**** RECORDS SUPPLIED ****
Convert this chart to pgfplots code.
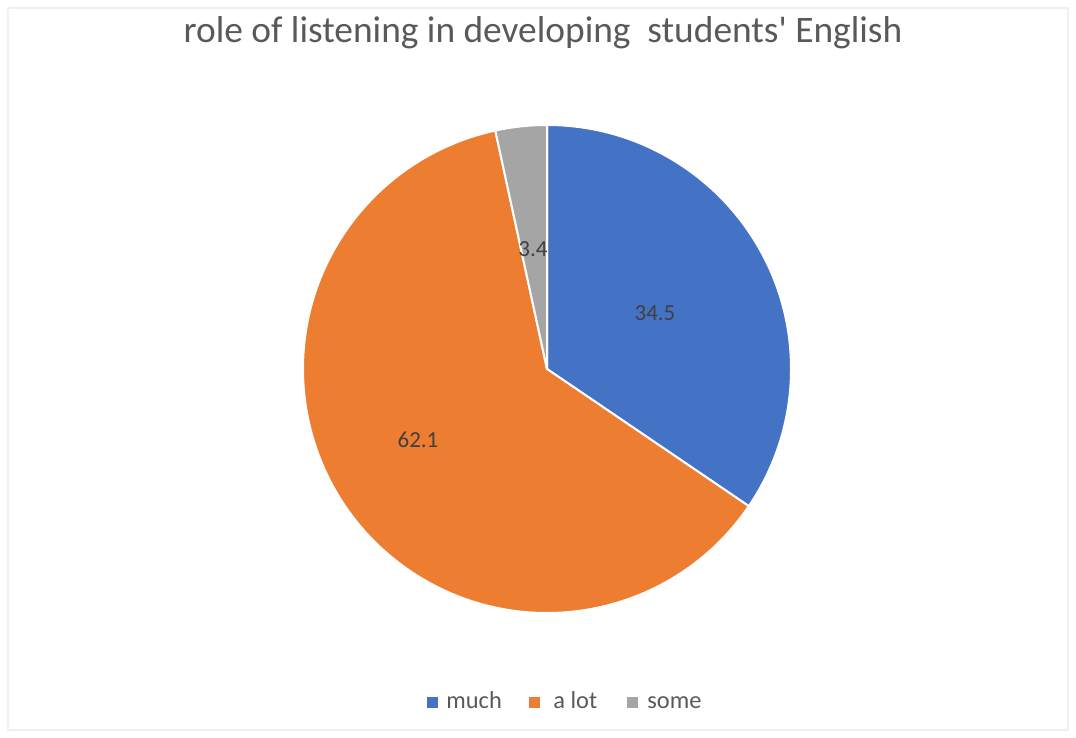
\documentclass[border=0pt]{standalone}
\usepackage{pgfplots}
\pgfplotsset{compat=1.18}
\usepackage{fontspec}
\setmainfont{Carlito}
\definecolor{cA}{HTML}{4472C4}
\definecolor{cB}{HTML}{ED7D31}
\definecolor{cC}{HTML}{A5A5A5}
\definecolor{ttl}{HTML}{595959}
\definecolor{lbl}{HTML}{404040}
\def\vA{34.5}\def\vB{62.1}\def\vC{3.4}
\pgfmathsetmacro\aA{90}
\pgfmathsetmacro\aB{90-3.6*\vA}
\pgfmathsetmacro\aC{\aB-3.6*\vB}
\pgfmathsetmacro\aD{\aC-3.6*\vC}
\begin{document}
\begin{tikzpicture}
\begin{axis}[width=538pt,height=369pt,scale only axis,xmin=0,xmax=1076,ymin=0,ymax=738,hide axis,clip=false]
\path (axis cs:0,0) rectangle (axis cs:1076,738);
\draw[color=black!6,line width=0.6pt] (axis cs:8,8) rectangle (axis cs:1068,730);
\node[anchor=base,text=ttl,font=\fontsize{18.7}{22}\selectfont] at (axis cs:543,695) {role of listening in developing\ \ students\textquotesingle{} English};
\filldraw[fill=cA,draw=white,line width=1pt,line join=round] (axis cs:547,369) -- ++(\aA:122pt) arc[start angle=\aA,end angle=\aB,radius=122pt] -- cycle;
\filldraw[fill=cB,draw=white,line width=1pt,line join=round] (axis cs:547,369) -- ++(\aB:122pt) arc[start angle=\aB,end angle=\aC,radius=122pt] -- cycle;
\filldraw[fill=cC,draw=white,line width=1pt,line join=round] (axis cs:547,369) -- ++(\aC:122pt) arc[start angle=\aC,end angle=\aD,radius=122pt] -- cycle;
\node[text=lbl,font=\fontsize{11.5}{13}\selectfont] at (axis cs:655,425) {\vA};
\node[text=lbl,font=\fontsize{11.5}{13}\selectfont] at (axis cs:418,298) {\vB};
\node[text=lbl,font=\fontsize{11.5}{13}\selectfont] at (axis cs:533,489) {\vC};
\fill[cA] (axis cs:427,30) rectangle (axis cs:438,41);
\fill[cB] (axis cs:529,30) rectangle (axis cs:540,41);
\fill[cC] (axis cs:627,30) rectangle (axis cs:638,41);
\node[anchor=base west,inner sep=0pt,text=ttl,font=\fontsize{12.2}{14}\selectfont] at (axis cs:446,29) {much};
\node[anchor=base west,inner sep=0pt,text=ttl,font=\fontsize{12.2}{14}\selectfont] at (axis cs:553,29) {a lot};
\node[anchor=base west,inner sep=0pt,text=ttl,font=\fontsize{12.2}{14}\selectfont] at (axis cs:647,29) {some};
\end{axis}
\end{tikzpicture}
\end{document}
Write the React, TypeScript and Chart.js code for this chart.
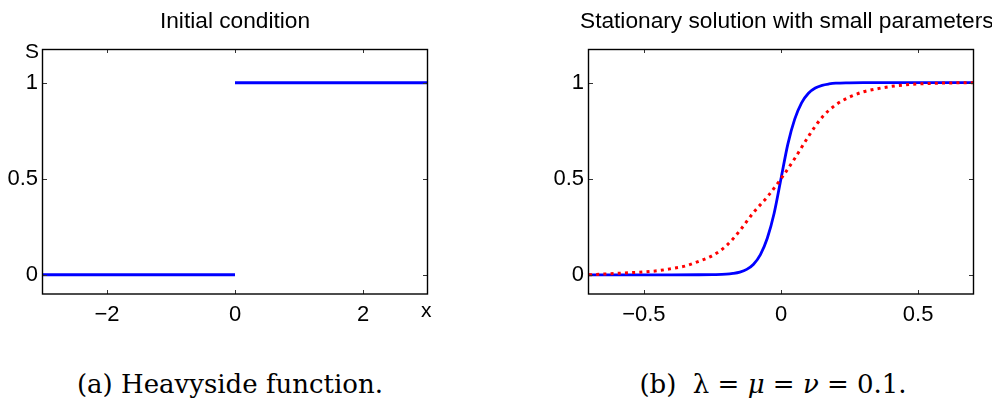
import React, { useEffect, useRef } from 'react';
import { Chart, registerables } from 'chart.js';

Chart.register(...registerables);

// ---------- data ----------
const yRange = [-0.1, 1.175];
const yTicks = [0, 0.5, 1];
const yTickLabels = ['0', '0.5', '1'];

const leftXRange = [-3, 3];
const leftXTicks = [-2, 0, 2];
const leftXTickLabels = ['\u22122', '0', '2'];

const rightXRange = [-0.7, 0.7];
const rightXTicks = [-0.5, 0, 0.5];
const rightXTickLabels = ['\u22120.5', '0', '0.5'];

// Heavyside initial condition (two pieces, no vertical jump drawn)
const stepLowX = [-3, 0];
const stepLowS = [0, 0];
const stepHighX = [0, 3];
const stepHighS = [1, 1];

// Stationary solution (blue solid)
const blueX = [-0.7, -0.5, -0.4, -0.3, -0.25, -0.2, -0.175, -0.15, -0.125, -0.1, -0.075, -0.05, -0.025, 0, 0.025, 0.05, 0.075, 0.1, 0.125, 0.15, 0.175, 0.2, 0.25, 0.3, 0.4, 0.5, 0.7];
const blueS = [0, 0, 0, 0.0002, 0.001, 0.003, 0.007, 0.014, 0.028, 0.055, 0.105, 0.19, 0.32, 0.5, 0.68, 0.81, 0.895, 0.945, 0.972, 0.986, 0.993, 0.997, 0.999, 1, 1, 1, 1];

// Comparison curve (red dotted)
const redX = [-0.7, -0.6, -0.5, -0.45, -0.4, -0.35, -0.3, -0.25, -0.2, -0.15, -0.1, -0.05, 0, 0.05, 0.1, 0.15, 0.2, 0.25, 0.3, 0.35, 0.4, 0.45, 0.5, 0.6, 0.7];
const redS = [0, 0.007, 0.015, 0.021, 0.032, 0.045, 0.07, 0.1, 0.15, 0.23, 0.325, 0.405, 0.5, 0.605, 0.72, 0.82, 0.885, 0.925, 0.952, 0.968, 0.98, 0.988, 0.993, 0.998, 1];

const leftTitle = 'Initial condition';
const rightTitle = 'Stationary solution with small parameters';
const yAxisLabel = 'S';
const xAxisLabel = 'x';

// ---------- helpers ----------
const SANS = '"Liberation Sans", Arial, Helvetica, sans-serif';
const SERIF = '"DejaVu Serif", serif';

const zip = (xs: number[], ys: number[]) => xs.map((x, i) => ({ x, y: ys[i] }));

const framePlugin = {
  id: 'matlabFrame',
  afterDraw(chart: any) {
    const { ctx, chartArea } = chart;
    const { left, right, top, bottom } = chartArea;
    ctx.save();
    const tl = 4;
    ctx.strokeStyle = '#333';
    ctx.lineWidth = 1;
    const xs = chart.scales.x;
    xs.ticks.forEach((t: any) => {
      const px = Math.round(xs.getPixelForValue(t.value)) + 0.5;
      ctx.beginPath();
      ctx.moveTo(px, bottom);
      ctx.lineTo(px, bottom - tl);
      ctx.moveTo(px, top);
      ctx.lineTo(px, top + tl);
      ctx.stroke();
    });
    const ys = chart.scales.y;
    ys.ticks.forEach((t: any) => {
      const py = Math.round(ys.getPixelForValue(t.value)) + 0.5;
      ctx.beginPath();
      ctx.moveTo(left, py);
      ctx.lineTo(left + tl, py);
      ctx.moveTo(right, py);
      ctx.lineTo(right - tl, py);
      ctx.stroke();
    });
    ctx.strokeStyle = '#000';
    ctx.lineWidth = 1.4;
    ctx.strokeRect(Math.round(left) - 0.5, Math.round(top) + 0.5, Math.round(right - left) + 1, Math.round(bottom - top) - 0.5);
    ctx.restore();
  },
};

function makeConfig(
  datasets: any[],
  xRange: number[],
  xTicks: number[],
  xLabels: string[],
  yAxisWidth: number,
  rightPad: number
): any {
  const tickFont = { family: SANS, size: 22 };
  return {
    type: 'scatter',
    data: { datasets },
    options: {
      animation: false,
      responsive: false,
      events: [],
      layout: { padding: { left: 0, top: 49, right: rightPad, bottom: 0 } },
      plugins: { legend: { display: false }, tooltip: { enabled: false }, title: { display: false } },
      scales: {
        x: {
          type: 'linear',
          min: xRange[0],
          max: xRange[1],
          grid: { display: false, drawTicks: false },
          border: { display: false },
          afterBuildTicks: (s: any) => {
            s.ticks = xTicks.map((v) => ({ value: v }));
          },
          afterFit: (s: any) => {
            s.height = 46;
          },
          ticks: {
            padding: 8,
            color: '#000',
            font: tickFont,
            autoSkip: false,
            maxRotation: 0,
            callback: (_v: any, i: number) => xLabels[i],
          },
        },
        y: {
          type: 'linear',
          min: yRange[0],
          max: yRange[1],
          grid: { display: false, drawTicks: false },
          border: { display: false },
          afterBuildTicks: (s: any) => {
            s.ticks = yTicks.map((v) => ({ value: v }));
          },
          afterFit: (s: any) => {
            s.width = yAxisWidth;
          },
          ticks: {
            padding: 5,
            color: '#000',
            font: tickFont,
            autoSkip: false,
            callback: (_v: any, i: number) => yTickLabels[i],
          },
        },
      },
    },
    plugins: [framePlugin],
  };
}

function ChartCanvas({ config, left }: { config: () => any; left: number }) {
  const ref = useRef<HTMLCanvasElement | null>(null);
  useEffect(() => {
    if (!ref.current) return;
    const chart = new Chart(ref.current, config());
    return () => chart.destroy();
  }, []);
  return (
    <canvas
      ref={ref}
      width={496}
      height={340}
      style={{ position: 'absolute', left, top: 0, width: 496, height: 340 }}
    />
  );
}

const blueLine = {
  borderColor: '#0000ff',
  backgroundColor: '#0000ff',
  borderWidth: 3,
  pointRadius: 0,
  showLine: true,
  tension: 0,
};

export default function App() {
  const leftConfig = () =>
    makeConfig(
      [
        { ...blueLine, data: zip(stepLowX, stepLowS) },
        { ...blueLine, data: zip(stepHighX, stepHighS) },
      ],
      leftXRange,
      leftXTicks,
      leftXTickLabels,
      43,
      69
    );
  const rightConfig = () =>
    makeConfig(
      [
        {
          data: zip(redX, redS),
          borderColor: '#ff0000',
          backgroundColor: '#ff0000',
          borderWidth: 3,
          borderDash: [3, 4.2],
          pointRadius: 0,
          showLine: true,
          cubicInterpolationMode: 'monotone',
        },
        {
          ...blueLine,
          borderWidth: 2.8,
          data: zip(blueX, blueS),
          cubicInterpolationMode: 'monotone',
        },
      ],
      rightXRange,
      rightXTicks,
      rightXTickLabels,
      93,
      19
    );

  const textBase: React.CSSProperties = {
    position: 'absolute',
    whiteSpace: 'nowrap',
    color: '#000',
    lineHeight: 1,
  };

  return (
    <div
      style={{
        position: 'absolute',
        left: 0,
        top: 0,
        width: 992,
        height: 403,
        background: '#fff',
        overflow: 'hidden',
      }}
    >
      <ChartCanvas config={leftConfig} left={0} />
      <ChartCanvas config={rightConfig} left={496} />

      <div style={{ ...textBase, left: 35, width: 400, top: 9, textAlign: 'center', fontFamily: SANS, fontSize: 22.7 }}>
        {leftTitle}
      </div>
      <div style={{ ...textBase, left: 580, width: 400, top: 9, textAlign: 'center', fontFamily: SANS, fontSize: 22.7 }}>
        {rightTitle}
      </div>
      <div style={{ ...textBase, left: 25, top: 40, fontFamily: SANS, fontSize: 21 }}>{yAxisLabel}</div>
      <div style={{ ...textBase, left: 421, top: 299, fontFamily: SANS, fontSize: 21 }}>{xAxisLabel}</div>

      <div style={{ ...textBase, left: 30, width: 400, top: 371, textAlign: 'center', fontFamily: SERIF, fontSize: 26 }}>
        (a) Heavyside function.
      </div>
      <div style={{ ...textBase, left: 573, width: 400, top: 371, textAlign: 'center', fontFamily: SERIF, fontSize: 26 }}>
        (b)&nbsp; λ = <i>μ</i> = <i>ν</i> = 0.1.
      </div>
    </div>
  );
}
****
**TO BE DONE:**
Extract, without any images, the part of the material above that opens with the line containing "Write the React, TypeScript" and closes with the line containing "const zip = (xs: number[], ys: number[])", both lines included.

**WRITTEN ANSWER:**
Write the React, TypeScript and Chart.js code for this chart.
import React, { useEffect, useRef } from 'react';
import { Chart, registerables } from 'chart.js';

Chart.register(...registerables);

// ---------- data ----------
const yRange = [-0.1, 1.175];
const yTicks = [0, 0.5, 1];
const yTickLabels = ['0', '0.5', '1'];

const leftXRange = [-3, 3];
const leftXTicks = [-2, 0, 2];
const leftXTickLabels = ['\u22122', '0', '2'];

const rightXRange = [-0.7, 0.7];
const rightXTicks = [-0.5, 0, 0.5];
const rightXTickLabels = ['\u22120.5', '0', '0.5'];

// Heavyside initial condition (two pieces, no vertical jump drawn)
const stepLowX = [-3, 0];
const stepLowS = [0, 0];
const stepHighX = [0, 3];
const stepHighS = [1, 1];

// Stationary solution (blue solid)
const blueX = [-0.7, -0.5, -0.4, -0.3, -0.25, -0.2, -0.175, -0.15, -0.125, -0.1, -0.075, -0.05, -0.025, 0, 0.025, 0.05, 0.075, 0.1, 0.125, 0.15, 0.175, 0.2, 0.25, 0.3, 0.4, 0.5, 0.7];
const blueS = [0, 0, 0, 0.0002, 0.001, 0.003, 0.007, 0.014, 0.028, 0.055, 0.105, 0.19, 0.32, 0.5, 0.68, 0.81, 0.895, 0.945, 0.972, 0.986, 0.993, 0.997, 0.999, 1, 1, 1, 1];

// Comparison curve (red dotted)
const redX = [-0.7, -0.6, -0.5, -0.45, -0.4, -0.35, -0.3, -0.25, -0.2, -0.15, -0.1, -0.05, 0, 0.05, 0.1, 0.15, 0.2, 0.25, 0.3, 0.35, 0.4, 0.45, 0.5, 0.6, 0.7];
const redS = [0, 0.007, 0.015, 0.021, 0.032, 0.045, 0.07, 0.1, 0.15, 0.23, 0.325, 0.405, 0.5, 0.605, 0.72, 0.82, 0.885, 0.925, 0.952, 0.968, 0.98, 0.988, 0.993, 0.998, 1];

const leftTitle = 'Initial condition';
const rightTitle = 'Stationary solution with small parameters';
const yAxisLabel = 'S';
const xAxisLabel = 'x';

// ---------- helpers ----------
const SANS = '"Liberation Sans", Arial, Helvetica, sans-serif';
const SERIF = '"DejaVu Serif", serif';

const zip = (xs: number[], ys: number[]) => xs.map((x, i) => ({ x, y: ys[i] }));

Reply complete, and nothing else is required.